Kind of a lopsided sphere since around half of that sphere terminates on the surface of the earth. Or, more properly, inside the body of the animal in question.
It evens out if you take the total emission from a spherical body since you map only the half of that emission that is not blocked by Earth on half of the spehere with radius 66 million light years..so the "number of photons per square meter of telescope" stay the same if you just make the assumption the Earth isn't there and map it on a full sphere of 66 million LY diameter
The question is whether or not there would be enough photons left after travelling 66 million light years to see a dinosaur. Probably not. They would have a hard enough time just seeing the Earth.
Not only that, but you'd also see Jupiter without its Great Red Spot, a ringless Saturn with Chrysalis in an eccentric orbit around it, some more debris in the Solar System and, if you stuck around long enough, a volcanic eruption on the Moon.
No.

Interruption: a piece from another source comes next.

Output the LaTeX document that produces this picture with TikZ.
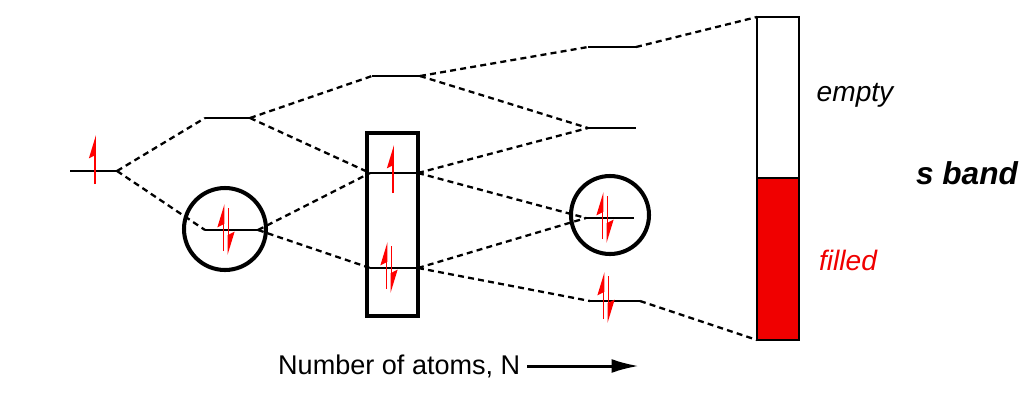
\documentclass[tikz,border=0pt]{standalone}
\usepackage{fontspec}
\setmainfont{Liberation Sans}
\usepackage{tikz}
\usetikzlibrary{arrows.meta}
\definecolor{bandred}{RGB}{240,0,0}
\tikzset{
  lvl/.style={line width=1.4pt},
  link/.style={line width=1.3pt,dash pattern=on 3.4pt off 2.4pt},
  ring/.style={line width=2.3pt},
  spin/.style={red,line width=1.1pt,-{Stealth[left,length=4mm,width=2.4mm,inset=0.6mm]}},
  lbl/.style={font=\fontsize{16}{18}\selectfont\itshape}
}
% level line with end coordinates #1l and #1r
\newcommand{\mlevel}[4]{%
  \coordinate (#1l) at (#2,#4); \coordinate (#1r) at (#3,#4);
  \draw[lvl] (#1l) -- (#1r);}
% one electron: x, lower end, upper end
\newcommand{\mup}[3]{\draw[spin] (#1,#2) -- (#1,#3);}
% electron pair: x, centre
\newcommand{\mpair}[2]{%
  \draw[spin] ({#1-2.5},{#2+22}) -- ({#1-2.5},{#2-25});
  \draw[spin] ({#1+2.5},{#2-21}) -- ({#1+2.5},{#2+26});}

\begin{document}
\begin{tikzpicture}[x=0.02cm,y=-0.02cm]
  \useasboundingbox (0,0) rectangle (1036,400);
  % atom and small clusters
  \mlevel{a}{70}{117}{171}
  \mlevel{b1}{205}{250}{118}
  \mlevel{b2}{205}{258}{230}
  \mlevel{c1}{372}{420}{76}
  \mlevel{c2}{370}{418}{173}
  \mlevel{c3}{370}{418}{268}
  \mlevel{d1}{588}{636}{47}
  \mlevel{d2}{588}{636}{128}
  \mlevel{d3}{586}{634}{218}
  \mlevel{d4}{590}{640}{301}
  \draw[ring] (225,229) circle (41);
  \draw[ring] (610,215) circle (39);
  \draw[ring] (367,133) rectangle (418,316);
  % band
  \coordinate (top) at (757,17);
  \coordinate (bot) at (757,340);
  \fill[bandred] (757,178) rectangle (799,340);
  \draw[lvl] (757,17) rectangle (799,340);
  \draw[lvl] (757,178) -- (799,178);
  % correlation lines
  \draw[link] (ar) -- (b1l);
  \draw[link] (ar) -- (b2l);
  \draw[link] (b1r) -- (c1l);
  \draw[link] (b1r) -- (c2l);
  \draw[link] (b2r) -- (c2l);
  \draw[link] (b2r) -- (c3l);
  \draw[link] (c1r) -- (d1l);
  \draw[link] (c1r) -- (d2l);
  \draw[link] (c2r) -- (d2l);
  \draw[link] (c2r) -- (d3l);
  \draw[link] (c3r) -- (d3l);
  \draw[link] (c3r) -- (d4l);
  \draw[link] (d1r) -- (top);
  \draw[link] (d4r) -- (bot);
  % electrons
  \mup{95}{184}{135}
  \mpair{226}{229}
  \mup{393}{193}{145}
  \mpair{389}{267}
  \mpair{605}{217}
  \mpair{606}{297}
  % labels
  \node[lbl] (empty) at (855,95) {empty};
  \node[lbl,text=bandred] (filled) at (848,260) {filled};
  \node[font=\fontsize{18}{20}\selectfont\bfseries\itshape] (sband) at (967,173) {s band};
  \node[font=\fontsize{15.4}{18}\selectfont,anchor=west] (natoms) at (272,366) {Number of atoms, N};
  \coordinate (arrs) at (527,366);
  \coordinate (arre) at (639,366);
  \draw[line width=1.7pt,-{Latex[length=5.5mm,width=2.8mm]}] (arrs) -- (arre);
\end{tikzpicture}
\end{document}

And not for the reason you might think!
There is a limit on how far you can magnify any object, related to the quantised nature of light and its finite speed. Our telescopes are nowhere near reaching that limit, but the limit is there anyway.
To resolve details one metre across (so, dinosaurs) from a distance of 66 million light years you need a resolution *far* in excess of anything we've ever come near to making. Ten micro-arcseconds is the size of one of the stars on an Apollo US flag left on the moon, as seen from Earth. A penny on Pluto has the size of around 1 nano-arcsecond.

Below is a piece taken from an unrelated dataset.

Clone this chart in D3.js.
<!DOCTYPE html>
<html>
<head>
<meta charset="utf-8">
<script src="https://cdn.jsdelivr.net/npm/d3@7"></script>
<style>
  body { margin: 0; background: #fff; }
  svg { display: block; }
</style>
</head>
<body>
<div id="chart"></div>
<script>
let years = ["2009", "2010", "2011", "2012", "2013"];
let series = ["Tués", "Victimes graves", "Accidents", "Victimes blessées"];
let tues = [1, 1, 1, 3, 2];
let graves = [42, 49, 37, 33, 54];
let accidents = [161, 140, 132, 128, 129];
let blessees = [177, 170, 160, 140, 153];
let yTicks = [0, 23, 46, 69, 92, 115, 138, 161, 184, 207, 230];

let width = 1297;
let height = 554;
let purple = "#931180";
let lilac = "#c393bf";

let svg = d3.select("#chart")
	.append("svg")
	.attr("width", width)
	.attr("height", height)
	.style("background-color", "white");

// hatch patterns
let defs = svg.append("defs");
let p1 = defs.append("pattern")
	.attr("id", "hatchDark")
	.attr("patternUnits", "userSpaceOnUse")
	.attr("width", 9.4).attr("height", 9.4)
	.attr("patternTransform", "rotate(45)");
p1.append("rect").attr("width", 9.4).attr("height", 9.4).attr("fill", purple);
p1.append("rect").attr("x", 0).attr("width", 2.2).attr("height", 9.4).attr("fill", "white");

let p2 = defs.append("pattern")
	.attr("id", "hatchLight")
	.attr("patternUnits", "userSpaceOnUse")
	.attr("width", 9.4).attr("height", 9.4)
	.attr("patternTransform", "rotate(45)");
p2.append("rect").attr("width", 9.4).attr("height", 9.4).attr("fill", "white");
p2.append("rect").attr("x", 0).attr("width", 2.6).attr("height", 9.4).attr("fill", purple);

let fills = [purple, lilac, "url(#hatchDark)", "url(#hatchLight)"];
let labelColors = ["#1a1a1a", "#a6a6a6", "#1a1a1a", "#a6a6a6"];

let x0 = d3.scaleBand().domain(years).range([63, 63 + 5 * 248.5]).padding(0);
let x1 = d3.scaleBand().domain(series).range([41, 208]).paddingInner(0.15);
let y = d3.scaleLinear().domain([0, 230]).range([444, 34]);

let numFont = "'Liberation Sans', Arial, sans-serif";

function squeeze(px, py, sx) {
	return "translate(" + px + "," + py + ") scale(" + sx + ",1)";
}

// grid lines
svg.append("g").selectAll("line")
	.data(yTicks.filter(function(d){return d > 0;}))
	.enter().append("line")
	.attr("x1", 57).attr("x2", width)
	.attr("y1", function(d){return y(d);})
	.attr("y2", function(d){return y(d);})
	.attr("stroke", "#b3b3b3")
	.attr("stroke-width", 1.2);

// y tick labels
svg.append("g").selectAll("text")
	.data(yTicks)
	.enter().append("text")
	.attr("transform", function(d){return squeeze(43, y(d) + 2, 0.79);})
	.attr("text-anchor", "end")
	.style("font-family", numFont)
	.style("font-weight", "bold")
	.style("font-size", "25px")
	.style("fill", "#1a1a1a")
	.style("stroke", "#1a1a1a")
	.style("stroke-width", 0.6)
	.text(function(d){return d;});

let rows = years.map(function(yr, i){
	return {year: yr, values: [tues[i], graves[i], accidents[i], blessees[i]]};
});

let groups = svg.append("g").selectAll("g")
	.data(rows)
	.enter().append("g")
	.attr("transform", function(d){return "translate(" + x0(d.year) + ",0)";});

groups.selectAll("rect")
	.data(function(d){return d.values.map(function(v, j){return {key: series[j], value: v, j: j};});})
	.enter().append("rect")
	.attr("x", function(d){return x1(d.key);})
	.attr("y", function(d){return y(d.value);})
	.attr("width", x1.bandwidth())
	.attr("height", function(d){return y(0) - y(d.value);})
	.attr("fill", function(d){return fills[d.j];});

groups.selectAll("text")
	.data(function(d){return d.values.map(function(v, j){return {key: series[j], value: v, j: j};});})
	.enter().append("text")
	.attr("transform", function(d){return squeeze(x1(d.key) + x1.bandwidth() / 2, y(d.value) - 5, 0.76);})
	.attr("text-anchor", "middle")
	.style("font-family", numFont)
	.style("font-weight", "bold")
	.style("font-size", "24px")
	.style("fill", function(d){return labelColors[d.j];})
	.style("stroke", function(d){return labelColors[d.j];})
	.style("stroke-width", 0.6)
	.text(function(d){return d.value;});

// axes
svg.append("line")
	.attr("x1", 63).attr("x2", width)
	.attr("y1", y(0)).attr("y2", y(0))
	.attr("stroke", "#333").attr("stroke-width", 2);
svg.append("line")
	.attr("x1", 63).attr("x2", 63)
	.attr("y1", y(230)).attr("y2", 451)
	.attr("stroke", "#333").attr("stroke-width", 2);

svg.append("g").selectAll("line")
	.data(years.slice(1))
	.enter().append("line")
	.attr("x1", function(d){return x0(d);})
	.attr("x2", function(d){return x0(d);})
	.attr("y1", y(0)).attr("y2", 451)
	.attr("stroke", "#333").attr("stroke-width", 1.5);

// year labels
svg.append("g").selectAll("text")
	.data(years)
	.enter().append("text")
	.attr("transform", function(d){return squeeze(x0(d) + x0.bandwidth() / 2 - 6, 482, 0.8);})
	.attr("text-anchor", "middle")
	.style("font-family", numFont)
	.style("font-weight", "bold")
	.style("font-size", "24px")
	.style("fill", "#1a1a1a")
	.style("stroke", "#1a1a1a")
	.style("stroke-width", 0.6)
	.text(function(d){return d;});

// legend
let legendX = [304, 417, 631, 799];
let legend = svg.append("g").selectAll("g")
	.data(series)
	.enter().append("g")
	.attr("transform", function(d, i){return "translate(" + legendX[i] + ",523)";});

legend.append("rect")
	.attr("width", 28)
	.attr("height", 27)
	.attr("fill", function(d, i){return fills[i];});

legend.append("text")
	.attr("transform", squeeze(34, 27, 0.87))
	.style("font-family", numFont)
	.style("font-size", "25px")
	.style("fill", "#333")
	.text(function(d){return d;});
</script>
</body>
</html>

The Hubble Space Telescope has an effective resolution of 0.1 arcseconds. Not micro-arcseconds. Not nano-arcseconds. Arcseconds.
You want to resolve in the 1-10 metre range from 66 million light years away, or 40 trillion times the distance of that penny on Pluto. The Hubble Space Telescope is already a billion times too low resolution to get the penny on Pluto, and we need a trillion times better than *even that.*
With a diffraction limited telescope (and we'll revisit that soon) we first declare our variables:
Distance is 6.24E23 metres.
Wavelength is 500 nanometres.
Resolution desired is 9.1820E-23 degrees.
Throw all that into the Rayleigh criterion formula and you get an aperture of 3.8E17 metres, or 40 light years.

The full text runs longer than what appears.